▸ **YOUR TASK**: Check each line of the records below for the word "this" and copy those where it appears.

▸ **MATERIAL PROVIDED**:
□ □ □ □ □

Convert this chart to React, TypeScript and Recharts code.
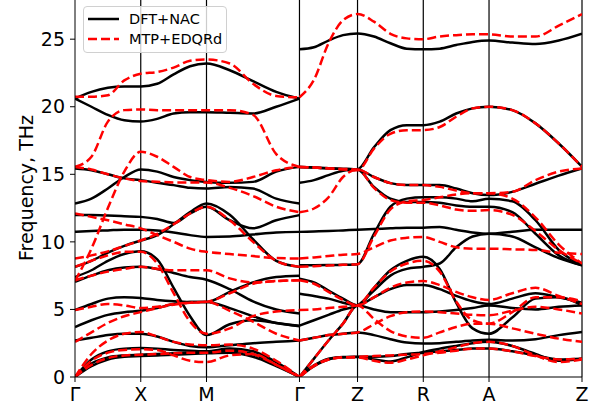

□ □ □ □ □

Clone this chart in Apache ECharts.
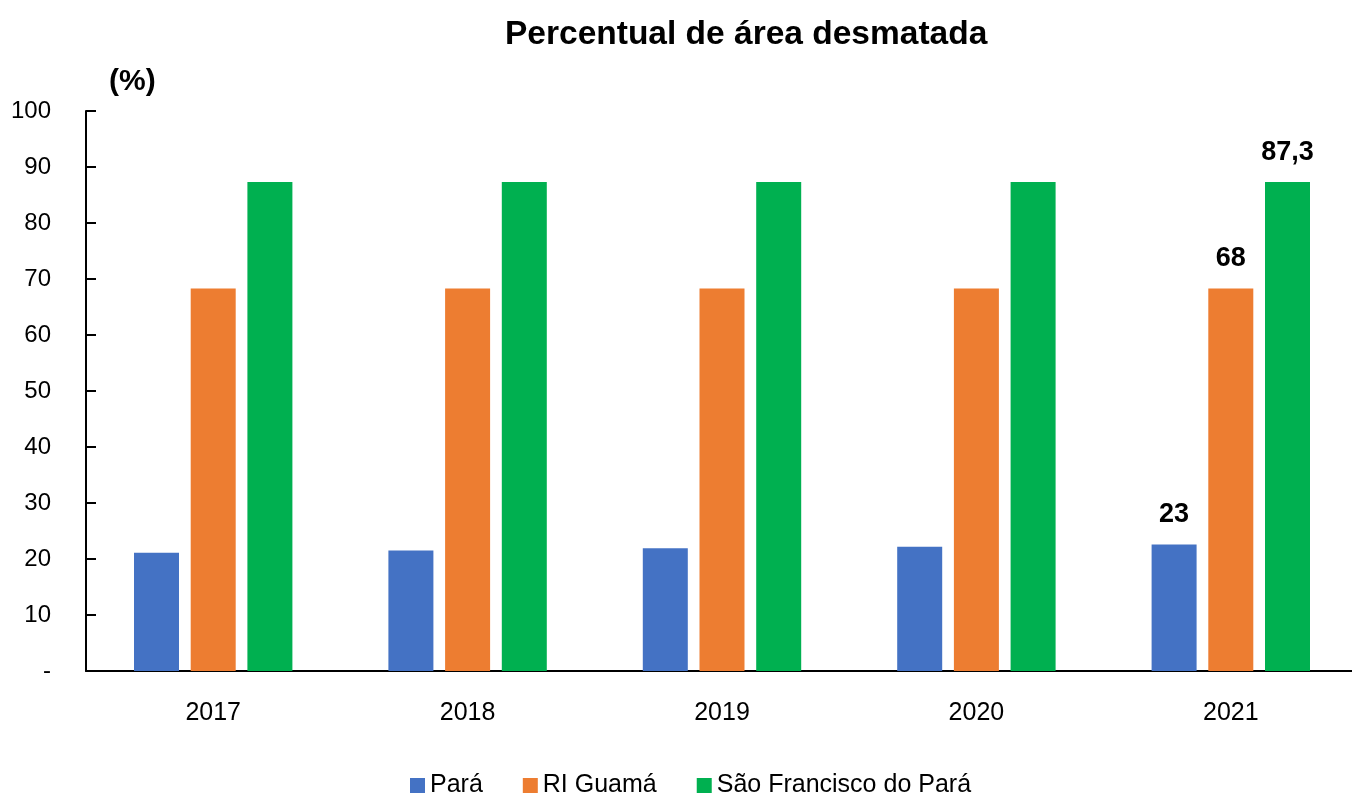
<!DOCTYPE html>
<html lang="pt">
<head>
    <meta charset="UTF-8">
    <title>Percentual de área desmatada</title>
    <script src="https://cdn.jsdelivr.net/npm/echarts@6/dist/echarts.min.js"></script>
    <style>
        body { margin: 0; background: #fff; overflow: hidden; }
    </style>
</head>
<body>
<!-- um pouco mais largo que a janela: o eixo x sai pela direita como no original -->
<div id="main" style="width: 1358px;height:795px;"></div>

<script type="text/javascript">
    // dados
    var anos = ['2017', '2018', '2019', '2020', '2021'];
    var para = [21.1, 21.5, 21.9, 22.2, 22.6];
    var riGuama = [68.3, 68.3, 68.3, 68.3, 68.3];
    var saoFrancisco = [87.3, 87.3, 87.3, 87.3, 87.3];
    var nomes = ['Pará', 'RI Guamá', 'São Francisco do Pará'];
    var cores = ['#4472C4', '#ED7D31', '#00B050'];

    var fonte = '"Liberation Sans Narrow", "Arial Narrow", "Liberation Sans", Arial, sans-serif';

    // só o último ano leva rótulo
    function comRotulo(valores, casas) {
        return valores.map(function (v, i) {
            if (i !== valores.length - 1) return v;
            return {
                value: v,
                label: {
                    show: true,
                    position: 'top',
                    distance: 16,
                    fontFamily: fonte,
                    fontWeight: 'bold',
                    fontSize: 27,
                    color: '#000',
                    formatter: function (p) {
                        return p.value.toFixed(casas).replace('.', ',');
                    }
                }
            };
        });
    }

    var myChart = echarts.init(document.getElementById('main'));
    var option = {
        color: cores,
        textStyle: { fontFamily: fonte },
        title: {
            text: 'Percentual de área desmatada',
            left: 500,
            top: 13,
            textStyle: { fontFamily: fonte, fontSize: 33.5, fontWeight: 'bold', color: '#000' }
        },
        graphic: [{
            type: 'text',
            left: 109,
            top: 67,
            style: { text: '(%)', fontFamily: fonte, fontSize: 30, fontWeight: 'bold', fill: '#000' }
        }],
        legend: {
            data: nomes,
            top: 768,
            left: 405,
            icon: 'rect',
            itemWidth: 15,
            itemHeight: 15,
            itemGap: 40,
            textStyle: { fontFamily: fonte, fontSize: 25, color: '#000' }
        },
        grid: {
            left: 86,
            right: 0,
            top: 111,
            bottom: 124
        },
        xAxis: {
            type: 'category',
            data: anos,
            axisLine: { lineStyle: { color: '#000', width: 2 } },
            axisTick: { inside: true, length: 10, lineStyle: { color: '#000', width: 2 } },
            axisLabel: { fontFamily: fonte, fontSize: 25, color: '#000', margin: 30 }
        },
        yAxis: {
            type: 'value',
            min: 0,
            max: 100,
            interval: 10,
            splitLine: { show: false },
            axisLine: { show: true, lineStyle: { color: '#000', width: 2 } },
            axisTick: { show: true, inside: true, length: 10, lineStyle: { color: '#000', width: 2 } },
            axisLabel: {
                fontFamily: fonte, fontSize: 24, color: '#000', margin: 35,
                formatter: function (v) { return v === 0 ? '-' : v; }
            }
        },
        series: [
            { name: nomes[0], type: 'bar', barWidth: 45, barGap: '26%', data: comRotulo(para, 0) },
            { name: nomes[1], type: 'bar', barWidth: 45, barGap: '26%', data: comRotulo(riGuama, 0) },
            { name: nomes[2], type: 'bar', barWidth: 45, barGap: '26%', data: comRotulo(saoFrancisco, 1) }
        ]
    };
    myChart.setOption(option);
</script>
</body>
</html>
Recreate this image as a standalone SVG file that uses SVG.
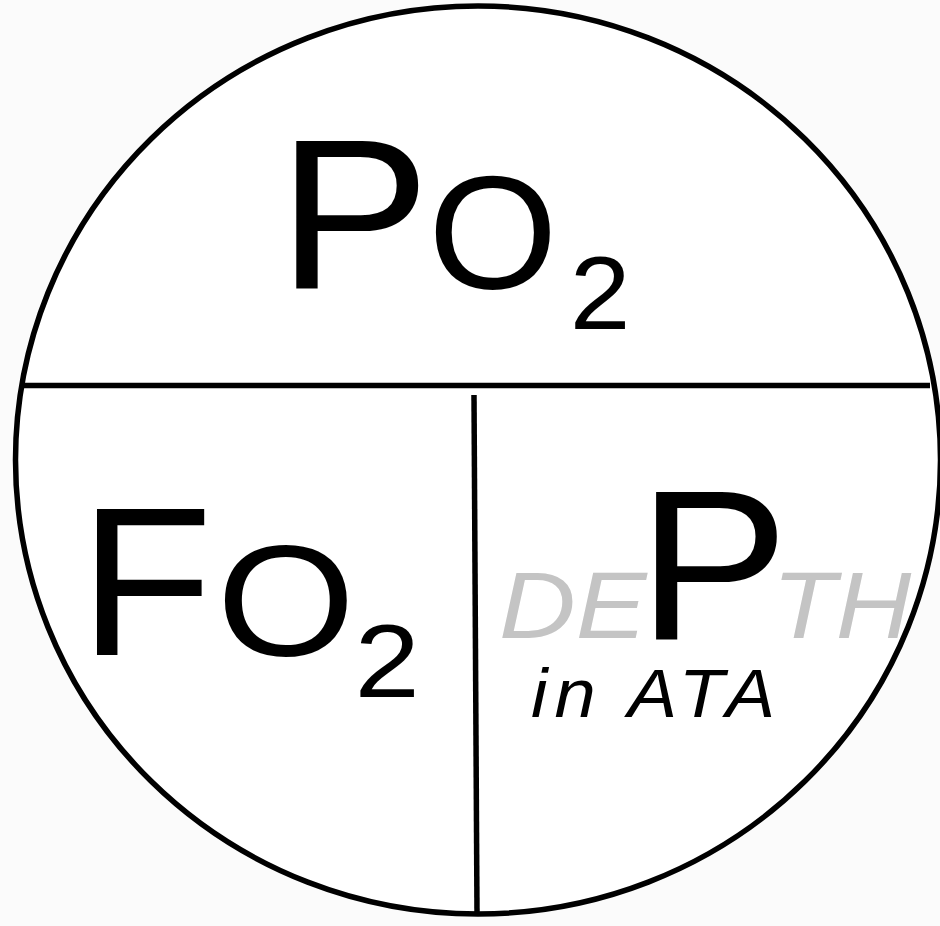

□ □ □ □ □

▸ **SOLUTION BELOW**:
Convert this chart to React, TypeScript and Recharts code.
Clone this chart in Apache ECharts.
Recreate this image as a standalone SVG file that uses SVG.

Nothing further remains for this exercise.